The law helps us determine any one of these variables if the other two are known. When dealing with AC circuits:

• **Voltage \( (V) \):** The potential difference applied to the circuit, here given by \( \varepsilon = 80 \sin(100\pi t) \). It's an instantaneous voltage that varies with time.
• **Current \( (I) \):** The flow of electric charge. Calculated by rearranging the formula for a given instantaneous voltage and impedance: \( i(t) = \frac{\varepsilon (t)}{Z} \)
• **Impedance \( (Z) \):** A combination of resistance and reactance, serving here as \( 20 \Omega \).

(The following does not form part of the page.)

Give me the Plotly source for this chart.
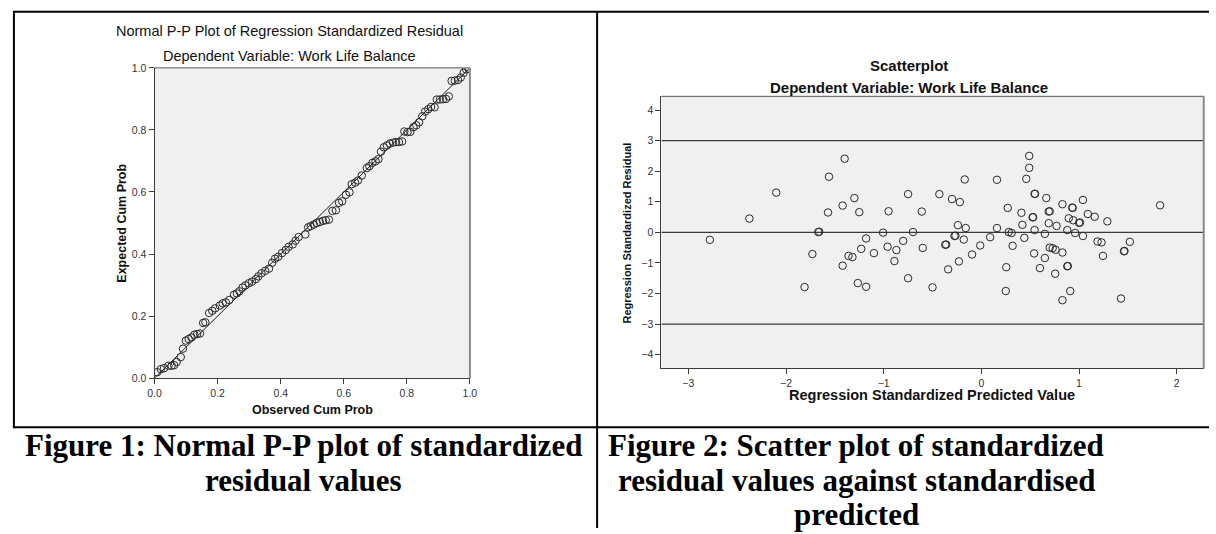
import plotly.graph_objects as go

W, H = 1216, 534


def px(x):
    return x / W


def py(y):
    return 1 - y / H


# ---------------- data: Normal P-P plot ----------------
pp_observed = [0.008, 0.020, 0.030, 0.044, 0.054, 0.062, 0.070, 0.083, 0.090, 0.099,
               0.108, 0.117, 0.126, 0.135, 0.144, 0.154, 0.161, 0.173, 0.183, 0.192,
               0.207, 0.216, 0.226, 0.237, 0.252, 0.261, 0.269, 0.279, 0.288, 0.299,
               0.309, 0.321, 0.329, 0.339, 0.351, 0.363, 0.373, 0.382, 0.392, 0.404,
               0.416, 0.425, 0.438, 0.447, 0.457, 0.478, 0.487, 0.495, 0.505, 0.514,
               0.524, 0.534, 0.543, 0.553, 0.564, 0.575, 0.585, 0.595, 0.607, 0.618,
               0.625, 0.636, 0.645, 0.657, 0.673, 0.681, 0.691, 0.701, 0.710, 0.718,
               0.727, 0.737, 0.746, 0.756, 0.766, 0.775, 0.785, 0.792, 0.802, 0.811,
               0.821, 0.830, 0.839, 0.849, 0.858, 0.868, 0.877, 0.888, 0.895, 0.905,
               0.915, 0.924, 0.933, 0.942, 0.952, 0.962, 0.971, 0.980, 0.988, 0.996]
pp_expected = [0.019, 0.029, 0.032, 0.040, 0.040, 0.042, 0.052, 0.068, 0.095, 0.121,
               0.126, 0.131, 0.140, 0.142, 0.144, 0.178, 0.180, 0.210, 0.217, 0.225,
               0.234, 0.241, 0.244, 0.252, 0.269, 0.273, 0.280, 0.292, 0.299, 0.306,
               0.311, 0.319, 0.328, 0.338, 0.346, 0.353, 0.372, 0.385, 0.391, 0.403,
               0.413, 0.423, 0.431, 0.443, 0.455, 0.463, 0.486, 0.490, 0.495, 0.500,
               0.503, 0.507, 0.509, 0.511, 0.539, 0.541, 0.565, 0.570, 0.591, 0.599,
               0.625, 0.630, 0.637, 0.653, 0.677, 0.683, 0.694, 0.699, 0.706, 0.730,
               0.744, 0.750, 0.756, 0.759, 0.761, 0.761, 0.763, 0.795, 0.793, 0.794,
               0.809, 0.815, 0.825, 0.844, 0.859, 0.867, 0.874, 0.873, 0.898, 0.898,
               0.899, 0.900, 0.908, 0.958, 0.959, 0.961, 0.969, 0.984, 0.995, 0.997]
pp_ref_x = [0.0, 1.0]
pp_ref_y = [0.0, 1.0]
pp_ticks = [0.0, 0.2, 0.4, 0.6, 0.8, 1.0]

# ---------------- data: residual scatterplot ----------------
pred = [-2.78, -2.375, -2.10, -1.81, -1.73, -1.67, -1.66, -1.56, -1.57, -1.42,
        -1.42, -1.40, -1.36, -1.32, -1.30, -1.265, -1.25, -1.23, -1.18, -1.18,
        -1.10, -1.006, -0.96, -0.95, -0.89, -0.87, -0.80, -0.75, -0.75, -0.70,
        -0.61, -0.60, -0.50, -0.43, -0.37, -0.36, -0.34, -0.30, -0.275, -0.265,
        -0.24, -0.23, -0.22, -0.18, -0.17, -0.16, -0.095, -0.012, 0.09, 0.16,
        0.16, 0.255, 0.25, 0.27, 0.28, 0.31, 0.32, 0.41, 0.42, 0.44,
        0.46, 0.49, 0.49, 0.525, 0.53, 0.54, 0.545, 0.55, 0.545, 0.60,
        0.65, 0.65, 0.665, 0.69, 0.69, 0.70, 0.70, 0.73, 0.76, 0.756,
        0.77, 0.83, 0.83, 0.83, 0.88, 0.88, 0.885, 0.895, 0.91, 0.93,
        0.935, 0.94, 0.96, 1.00, 1.01, 1.04, 1.04, 1.09, 1.16, 1.19,
        1.23, 1.245, 1.29, 1.43, 1.46, 1.465, 1.52, 1.83]
resid = [-0.245, 0.45, 1.30, -1.79, -0.71, 0.01, 0.02, 1.82, 0.65, -1.09,
         0.875, 2.41, -0.77, -0.81, 1.12, -1.66, 0.66, -0.54, -0.20, -1.78,
         -0.68, -0.01, -0.47, 0.69, -0.94, -0.58, -0.28, 1.25, -1.50, 0.01,
         0.68, -0.51, -1.80, 1.25, -0.405, -0.40, -1.21, 1.09, -0.12, -0.11,
         0.235, -0.95, 0.99, -0.235, 1.73, 0.14, -0.725, -0.43, -0.16, 0.14,
         1.72, -1.14, -1.92, 0.80, 0.01, -0.02, -0.44, 0.64, 0.245, -0.18,
         1.75, 2.50, 2.11, 0.49, 0.50, -0.69, 1.26, 1.26, 0.075, -1.17,
         -0.05, -0.84, 1.12, 0.30, 0.68, 0.69, -0.50, -0.52, -0.57, -1.355,
         0.21, 0.92, -0.66, -2.22, 0.075, -1.11, -1.10, 0.46, -1.92, 0.81,
         0.80, 0.395, -0.02, 0.31, 0.32, -0.12, 1.06, 0.60, 0.51, -0.30,
         -0.33, -0.77, 0.36, -2.165, -0.62, -0.61, -0.31, 0.885]
ref_resid_lines = [-3, 0, 3]
sc_xticks = [-3, -2, -1, 0, 1, 2]
sc_yticks = [-4, -3, -2, -1, 0, 1, 2, 3, 4]

# ---------------- text ----------------
pp_title = "Normal P-P Plot of Regression Standardized Residual"
pp_subtitle = "Dependent Variable: Work Life Balance"
pp_xtitle = "Observed Cum Prob"
pp_ytitle = "Expected Cum Prob"
sc_title = "Scatterplot"
sc_subtitle = "Dependent Variable: Work Life Balance"
sc_xtitle = "Regression Standardized Predicted Value"
sc_ytitle = "Regression Standardized Residual"
caption1 = ["Figure 1: Normal P-P plot of standardized", "residual values"]
caption2 = ["Figure 2: Scatter plot of standardized",
            "residual values against standardised", "predicted"]

SANS = "Liberation Sans, Arial, sans-serif"
SERIF = "Liberation Serif, Times New Roman, serif"
MARK = dict(symbol="circle-open", size=7.5, color="#2a2a2a", line=dict(width=1, color="#2a2a2a"))

fig = go.Figure()

# P-P plot
fig.add_trace(go.Scatter(x=pp_ref_x, y=pp_ref_y, mode="lines",
                         line=dict(color="#1a1a1a", width=1), xaxis="x", yaxis="y",
                         hoverinfo="skip"))
fig.add_trace(go.Scatter(x=pp_observed, y=pp_expected, mode="markers", marker=MARK,
                         xaxis="x", yaxis="y"))

# Scatterplot
SC_XR = [-3.276, 2.277]
for r in ref_resid_lines:
    fig.add_trace(go.Scatter(x=SC_XR, y=[r, r], mode="lines",
                             line=dict(color="#3a3a3a", width=1.2), xaxis="x2", yaxis="y2",
                             hoverinfo="skip"))
fig.add_trace(go.Scatter(x=pred, y=resid, mode="markers", marker=MARK,
                         xaxis="x2", yaxis="y2"))

axis_common = dict(showgrid=False, zeroline=False, showline=True, linecolor="#3c3c3c",
                   linewidth=1, ticks="outside", ticklen=5, tickcolor="#3c3c3c",
                   tickwidth=1, tickfont=dict(family=SANS, size=10.5, color="#333333"))

fig.update_layout(
    width=W, height=H, margin=dict(l=0, r=0, t=0, b=0),
    paper_bgcolor="white", plot_bgcolor="#f0f0f0", showlegend=False, hovermode=False,
    xaxis=dict(domain=[px(149.3), px(468.3)], range=[0, 1], tickvals=pp_ticks,
               tickformat=".1f", anchor="y", **axis_common),
    yaxis=dict(domain=[py(380.7), py(63.3)], range=[0, 1], tickvals=pp_ticks,
               tickformat=".1f", anchor="x", **axis_common),
    xaxis2=dict(domain=[px(662), px(1210.7)], range=SC_XR, tickvals=sc_xticks,
                anchor="y2", **axis_common),
    yaxis2=dict(domain=[py(370.7), py(92.4)], range=[-4.45, 4.45], tickvals=sc_yticks,
                anchor="x2", **axis_common),
)

shapes = []
# plot frames (top dark, right grey)
for xa, ya in (("x", "y"), ("x2", "y2")):
    shapes.append(dict(type="line", xref=f"{xa} domain", yref=f"{ya} domain",
                       x0=0, x1=1, y0=1, y1=1, line=dict(color="#555555", width=1)))
    shapes.append(dict(type="line", xref=f"{xa} domain", yref=f"{ya} domain",
                       x0=1, x1=1, y0=0, y1=1, line=dict(color="#8a8a8a", width=2)))


# table borders
def pline(x0, y0, x1, y1, w=2):
    return dict(type="line", xref="paper", yref="paper", x0=px(x0), x1=px(x1),
                y0=py(y0), y1=py(y1), line=dict(color="black", width=w))


shapes += [pline(6, 6, 1216, 6), pline(7, 6, 7, 431), pline(597, 6, 597, 534),
           pline(6, 431, 1216, 431)]
fig.update_layout(shapes=shapes)

ann = []


def text(t, x, y, size, bold=False, family=SANS, color="#111111", angle=0):
    ann.append(dict(text=f"<b>{t}</b>" if bold else t, x=px(x), y=py(y), xref="paper",
                    yref="paper", showarrow=False, xanchor="center", yanchor="middle",
                    textangle=angle, font=dict(family=family, size=size, color=color)))


text(pp_title, 286, 26, 14.5)
text(pp_subtitle, 286, 51, 14.5)
text(pp_xtitle, 309, 413, 12.5, bold=True)
text(pp_ytitle, 116, 222, 12.5, bold=True, angle=-90)

text(sc_title, 912, 61, 15, bold=True)
text(sc_subtitle, 912, 83, 15, bold=True)
text(sc_xtitle, 936, 398, 14.5, bold=True)
text(sc_ytitle, 627, 232, 11, bold=True, angle=-90)

for i, line in enumerate(caption1):
    text(line, 300, 450 + 35 * i, 31, bold=True, family=SERIF, color="black")
for i, line in enumerate(caption2):
    text(line, 859, 450 + 35 * i, 31, bold=True, family=SERIF, color="black")

fig.update_layout(annotations=ann)
fig.write_html("out.html", config={"displayModeBar": False, "staticPlot": True},
               post_script="document.body.style.margin='0';document.body.style.overflow='hidden';")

Using Ohm's Law, we calculated the instantaneous current as \( i(t) = 4 \sin(100\pi t) \). This value shows how current varies over time within the AC circuit, according to the changing instantaneous voltage.

RMS Current

Root Mean Square (RMS) Current is the effective current value used in AC circuit analysis to equate the heating effect of AC to that of DC. It provides a meaningful equivalent of sinusoidal currents, given that their intensity varies over time.
To calculate RMS current, we use the formula for a sinusoidal wave: \( I_{rms} = \frac{I_{max}}{\sqrt{2}} \). Here, \( I_{max} \) is the maximum or peak current, which is derived from the instantaneous current equation.

• **Maximum Current:** Retrieved from the expression \( i(t) = 4 \sin(100\pi t) \), the peak is \( 4 \text{ A} \) since the maximum value of \( \sin(\theta) \) is 1.
• **RMS Calculation:** Substituting into the formula gives \( I_{rms} = \frac{4}{\sqrt{2}} \approx 2.828 \text{ A} \).

Thus, the RMS value allows for easy comparisons and calculations within AC circuits, providing a basis for understanding the steady effect equivalent in terms of power.